* **Goal**
Copy out each line below that has the word "with" in it.

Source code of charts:
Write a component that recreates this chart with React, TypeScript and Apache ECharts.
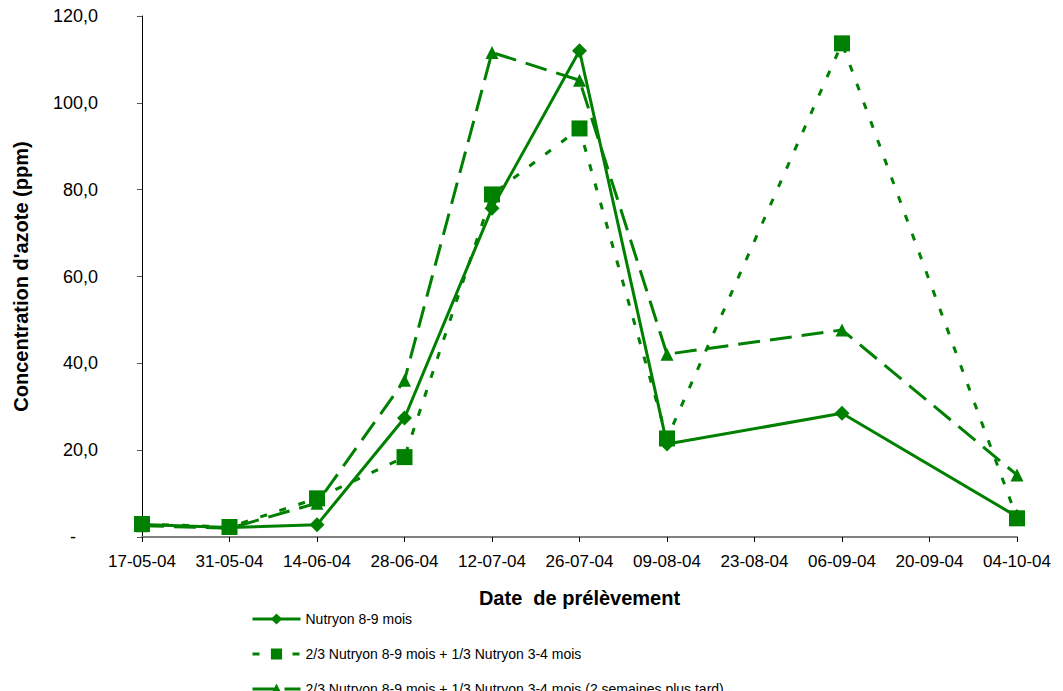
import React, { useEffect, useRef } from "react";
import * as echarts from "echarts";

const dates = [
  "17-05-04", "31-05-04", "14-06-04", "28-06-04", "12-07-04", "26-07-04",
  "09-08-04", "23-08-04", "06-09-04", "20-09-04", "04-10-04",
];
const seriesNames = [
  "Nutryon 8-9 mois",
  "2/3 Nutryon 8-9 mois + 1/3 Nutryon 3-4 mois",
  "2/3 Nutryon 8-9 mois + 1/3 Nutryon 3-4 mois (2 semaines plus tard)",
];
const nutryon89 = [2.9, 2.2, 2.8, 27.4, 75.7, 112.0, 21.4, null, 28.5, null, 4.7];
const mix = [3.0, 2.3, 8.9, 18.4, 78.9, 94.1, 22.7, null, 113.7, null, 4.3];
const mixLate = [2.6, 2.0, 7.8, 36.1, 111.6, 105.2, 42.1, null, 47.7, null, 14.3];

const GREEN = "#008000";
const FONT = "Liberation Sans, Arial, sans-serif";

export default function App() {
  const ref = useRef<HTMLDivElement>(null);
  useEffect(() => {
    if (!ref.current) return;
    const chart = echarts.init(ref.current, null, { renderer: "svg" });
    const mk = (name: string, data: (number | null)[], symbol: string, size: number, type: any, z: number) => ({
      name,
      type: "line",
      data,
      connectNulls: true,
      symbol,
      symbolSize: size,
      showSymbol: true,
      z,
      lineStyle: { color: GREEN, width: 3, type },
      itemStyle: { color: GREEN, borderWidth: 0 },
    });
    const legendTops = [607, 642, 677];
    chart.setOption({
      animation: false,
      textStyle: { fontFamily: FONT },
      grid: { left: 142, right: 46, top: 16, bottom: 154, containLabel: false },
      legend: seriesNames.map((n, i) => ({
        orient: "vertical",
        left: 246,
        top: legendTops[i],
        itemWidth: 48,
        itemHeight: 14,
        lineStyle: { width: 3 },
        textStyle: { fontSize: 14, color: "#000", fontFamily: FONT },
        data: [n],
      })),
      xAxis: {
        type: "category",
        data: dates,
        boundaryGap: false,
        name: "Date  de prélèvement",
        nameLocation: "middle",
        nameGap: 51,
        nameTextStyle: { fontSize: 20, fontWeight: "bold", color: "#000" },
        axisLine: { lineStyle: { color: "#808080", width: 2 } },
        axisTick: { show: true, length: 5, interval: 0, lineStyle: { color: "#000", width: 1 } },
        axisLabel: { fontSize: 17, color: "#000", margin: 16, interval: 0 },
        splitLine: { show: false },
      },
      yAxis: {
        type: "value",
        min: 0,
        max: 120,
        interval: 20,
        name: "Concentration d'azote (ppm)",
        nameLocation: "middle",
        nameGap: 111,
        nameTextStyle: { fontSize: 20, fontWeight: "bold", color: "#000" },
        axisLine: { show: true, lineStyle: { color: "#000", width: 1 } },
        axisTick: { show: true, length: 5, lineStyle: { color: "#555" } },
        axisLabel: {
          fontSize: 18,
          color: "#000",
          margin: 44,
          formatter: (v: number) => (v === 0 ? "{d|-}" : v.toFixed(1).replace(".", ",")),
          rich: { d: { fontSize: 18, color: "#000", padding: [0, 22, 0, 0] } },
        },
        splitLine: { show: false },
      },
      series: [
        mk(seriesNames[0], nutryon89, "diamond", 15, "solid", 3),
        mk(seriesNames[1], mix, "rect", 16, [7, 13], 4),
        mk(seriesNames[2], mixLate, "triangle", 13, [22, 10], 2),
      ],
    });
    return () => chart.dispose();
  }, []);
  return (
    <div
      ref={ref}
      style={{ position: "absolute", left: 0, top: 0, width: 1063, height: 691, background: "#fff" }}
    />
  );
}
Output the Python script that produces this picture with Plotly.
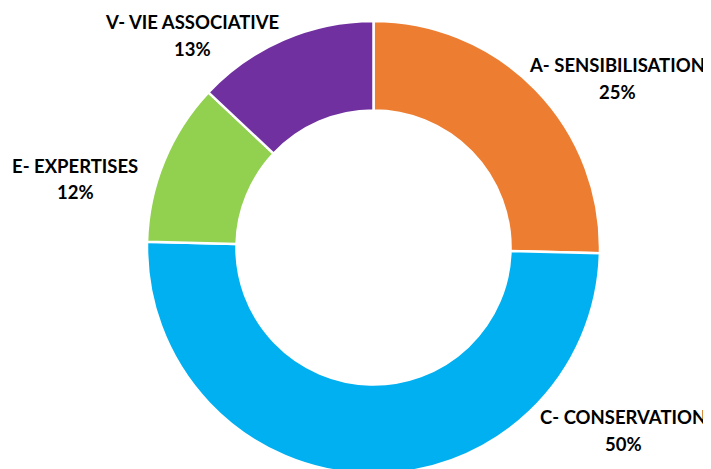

* **Answer to the problem**
Write a component that recreates this chart with React, TypeScript and Apache ECharts.
Output the Python script that produces this picture with Plotly.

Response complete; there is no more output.